As far as "The War on Terror" goes, do you really think US troops in other countries are making America safer? Might they instead be giving new generations of people in those occupied countries a reason to grow up resenting, or even hating, America? How would you feel if troops from North Korea were occupying Farwell, even benevolently, and trying to "win hearts and minds"? I assume most of us would be shooting them and setting "IEDs". If there is a need for a military beyond the Constitutional militia, which is doubtful, the place for them to be is inside America, on military bases, ready to "defend us" here, not scattered around the globe ensuring job security for the next generation of "terrorism fighters".

These are the first things that must be addressed.

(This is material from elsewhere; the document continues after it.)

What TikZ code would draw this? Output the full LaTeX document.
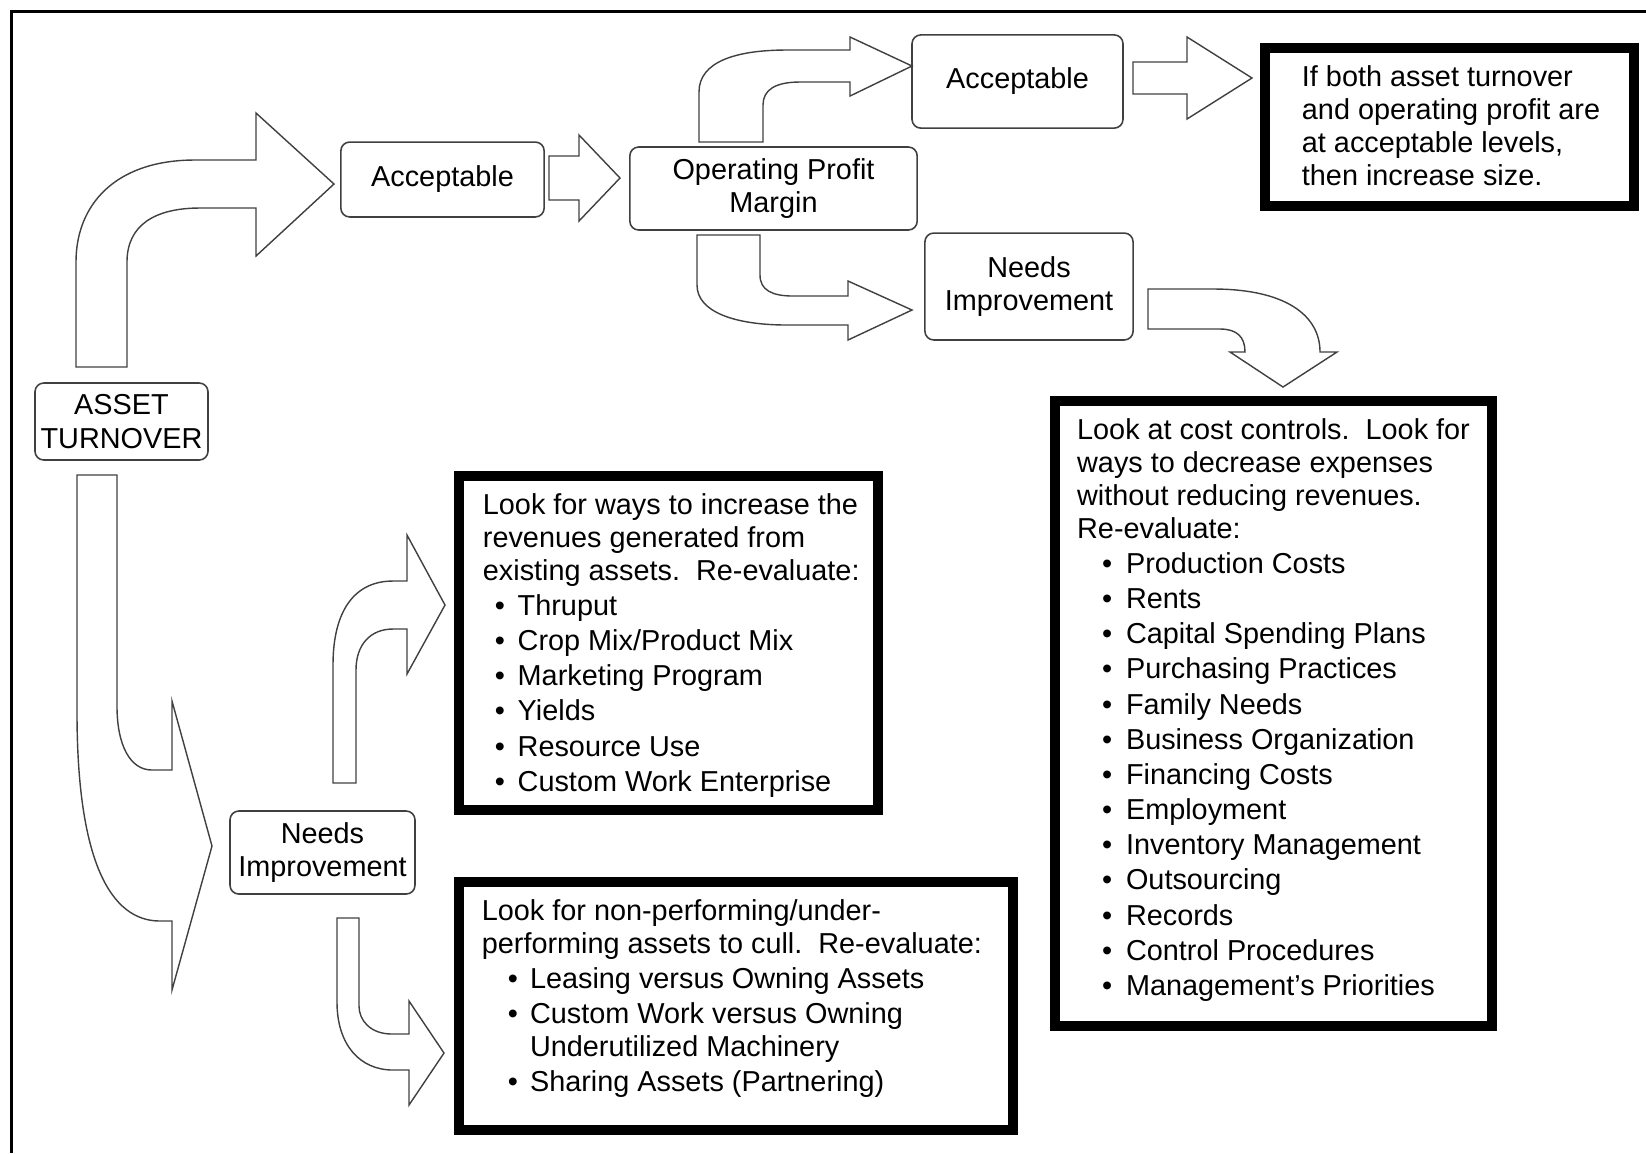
\documentclass[tikz,border=0pt]{standalone}
\usepackage{fontspec}
\setmainfont{Liberation Sans}

% text block of a heavy box: width, height, left margin, lines
\newcommand{\boxtext}[4]{%
  \parbox[c][#2][t]{#1}{\fontsize{8.2}{9.4}\selectfont\leftskip=#3\relax
    \vspace*{4.9pt}#4}}
% bullet line: indent, bullet width, text
\newcommand{\bitem}[3]{\\[0.6pt]\hspace*{#1}\makebox[#2][l]{\textbullet}#3}

\begin{document}
\begin{tikzpicture}[
  x=0.01cm,
  y=-0.01cm,
  outcome/.style={
    draw=black!75,
    line width=0.45pt,
    rounded corners=2.5pt,
    align=center,
    inner sep=1pt,
    font=\fontsize{8.2}{9.6}\selectfont,
  },
  advice/.style={
    draw,
    line width=2.85pt,
    inner sep=0pt,
    outer sep=0pt,
    anchor=north west,
  },
  bigarrow/.style={
    draw=black!75,
    line width=0.4pt,
    line join=miter,
  },
]
\useasboundingbox (0,0) rectangle (1646,1153);

% Frame
\draw[line width=1pt] (1646,11.5) -- (11.5,11.5) -- (11.5,1153);

% Decision nodes
\node[outcome, minimum width=49.2pt, minimum height=21.9pt] (turnover) at (121.5,421.5) {ASSET\\TURNOVER};
\node[outcome, minimum width=57.8pt, minimum height=21.3pt] (accept) at (442.5,179.5) {Acceptable};
\node[outcome, minimum width=81.7pt, minimum height=23.6pt] (margin) at (773.5,188.5) {Operating Profit\\Margin};
\node[outcome, minimum width=60pt, minimum height=26.5pt] (accept2) at (1017.5,81.5) {Acceptable};
\node[outcome, minimum width=59.2pt, minimum height=30.4pt] (improve2) at (1029,286.5) {Needs\\Improvement};
\node[outcome, minimum width=52.6pt, minimum height=23.6pt] (improve) at (322.5,852.5) {Needs\\Improvement};

% Advice boxes
\node[advice] (grow) at (1265,48) {\boxtext{105pt}{45pt}{10.5pt}{%
  If both asset turnover\\
  and operating profit are\\
  at acceptable levels,\\
  then increase size.}};
\node[advice] (revenue) at (459,476) {\boxtext{119.2pt}{95pt}{6.8pt}{%
  Look for ways to increase the\\
  revenues generated from\\
  existing assets.\ \ Re-evaluate:%
  \bitem{3.4pt}{6.5pt}{Thruput}%
  \bitem{3.4pt}{6.5pt}{Crop Mix/Product Mix}%
  \bitem{3.4pt}{6.5pt}{Marketing Program}%
  \bitem{3.4pt}{6.5pt}{Yields}%
  \bitem{3.4pt}{6.5pt}{Resource Use}%
  \bitem{3.4pt}{6.5pt}{Custom Work Enterprise}}};
\node[advice] (cull) at (459,882) {\boxtext{157.6pt}{70.6pt}{6.5pt}{%
  Look for non-performing/under-\\
  performing assets to cull.\ \ Re-evaluate:%
  \bitem{7.4pt}{6.3pt}{Leasing versus Owning Assets}%
  \bitem{7.4pt}{6.3pt}{Custom Work versus Owning}\\
  \hspace*{13.7pt}Underutilized Machinery%
  \bitem{7.4pt}{6.3pt}{Sharing Assets (Partnering)}}};
\node[advice] (cost) at (1055,401) {\boxtext{124.3pt}{177.8pt}{6.3pt}{%
  Look at cost controls.\ \ Look for\\
  ways to decrease expenses\\
  without reducing revenues.\\
  Re-evaluate:%
  \bitem{7.1pt}{6.8pt}{Production Costs}%
  \bitem{7.1pt}{6.8pt}{Rents}%
  \bitem{7.1pt}{6.8pt}{Capital Spending Plans}%
  \bitem{7.1pt}{6.8pt}{Purchasing Practices}%
  \bitem{7.1pt}{6.8pt}{Family Needs}%
  \bitem{7.1pt}{6.8pt}{Business Organization}%
  \bitem{7.1pt}{6.8pt}{Financing Costs}%
  \bitem{7.1pt}{6.8pt}{Employment}%
  \bitem{7.1pt}{6.8pt}{Inventory Management}%
  \bitem{7.1pt}{6.8pt}{Outsourcing}%
  \bitem{7.1pt}{6.8pt}{Records}%
  \bitem{7.1pt}{6.8pt}{Control Procedures}%
  \bitem{7.1pt}{6.8pt}{Management’s Priorities}}};

% Block arrows
% turnover acceptable
\draw[bigarrow] (76,367) -- (76,262) .. controls (76,205) and (115,160) .. (195,160)
  -- (256,160) -- (256,113) -- (334,184) -- (256,256) -- (256,208) -- (200,208)
  .. controls (155,208) and (127,225) .. (127,262) -- (127,367) -- cycle;
% acceptable -> margin
\draw[bigarrow] (549,156) -- (579,156) -- (579,135) -- (620,178) -- (579,221)
  -- (579,200) -- (549,200) -- cycle;
% margin acceptable
\draw[bigarrow] (699,142) -- (699,92) .. controls (699,62) and (735,50) .. (787,50)
  -- (850,50) -- (850,37) -- (912,66) -- (850,96) -- (850,82) -- (800,82)
  .. controls (775,82) and (763,90) .. (763,105) -- (763,142) -- cycle;
% acceptable -> increase size
\draw[bigarrow] (1133,62) -- (1187,62) -- (1187,37) -- (1252,78) -- (1187,119)
  -- (1187,94) -- (1133,94) -- cycle;
% margin needs improvement
\draw[bigarrow] (697,235) -- (697,285) .. controls (697,312) and (735,325) .. (787,325)
  -- (848,325) -- (848,340) -- (912,310) -- (848,281) -- (848,296) -- (793,296)
  .. controls (772,296) and (760,290) .. (760,275) -- (760,235) -- cycle;
% needs improvement -> cost controls
\draw[bigarrow] (1148,289) -- (1213,289) .. controls (1285,289) and (1320,315) .. (1320,352)
  -- (1337,352) -- (1283,387) -- (1230,352) -- (1245,352)
  .. controls (1245,337) and (1237,329) .. (1220,329) -- (1148,329) -- cycle;
% turnover needs improvement
\draw[bigarrow] (77,475) -- (77,712) .. controls (77,860) and (110,921) .. (160,921)
  -- (172,921) -- (172,990) -- (212,846) -- (172,701) -- (172,770) -- (152,770)
  .. controls (130,770) and (117,745) .. (117,706) -- (117,475) -- cycle;
% needs improvement -> revenues
\draw[bigarrow] (333,783) -- (333,665) .. controls (333,610) and (355,581) .. (393,581)
  -- (407,581) -- (407,535) -- (445,605) -- (407,674) -- (407,629) -- (393,629)
  .. controls (370,629) and (356,645) .. (356,670) -- (356,783) -- cycle;
% needs improvement -> cull
\draw[bigarrow] (337,918) -- (337,1002) .. controls (337,1045) and (360,1070) .. (393,1070)
  -- (409,1070) -- (409,1105) -- (444,1053) -- (409,1001) -- (409,1034) -- (392,1034)
  .. controls (370,1034) and (359,1020) .. (359,1006) -- (359,918) -- cycle;

\end{tikzpicture}
\end{document}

Of course, there are more solutions available to those brave enough to look. Not "instead of" these first three, but "in addition to". Yes it's a radical suggestion, but it is necessary. Anything less "radical" is like putting a band-aid on a gaping, gushing bullet wound.

Don't look to government for the solutions any more than you'd ask a coyote to design a good chicken pen for you. Every time government tries to "fix" something, it inevitably makes it worse. Mr. Pomper is concerned about "small business", for good reason. Government doesn't need to "help" small business, it just needs to get out of the way and stop actively hurting it.

The answer is never more government intervention. The answer is more personal responsibility. You can't legislate that, no matter how hard you try or how severe you make the penalties. You will only make things worse by denying the facts. Stop using government as a crutch; you don't need it and if you continue to lean on it you will soon forget how to walk on your own.

These three steps I mentioned would make the greatest and most immediate positive difference to your quality of life, improving it more than you dare dream. But only if you have the courage to start walking in liberty, against the current, today.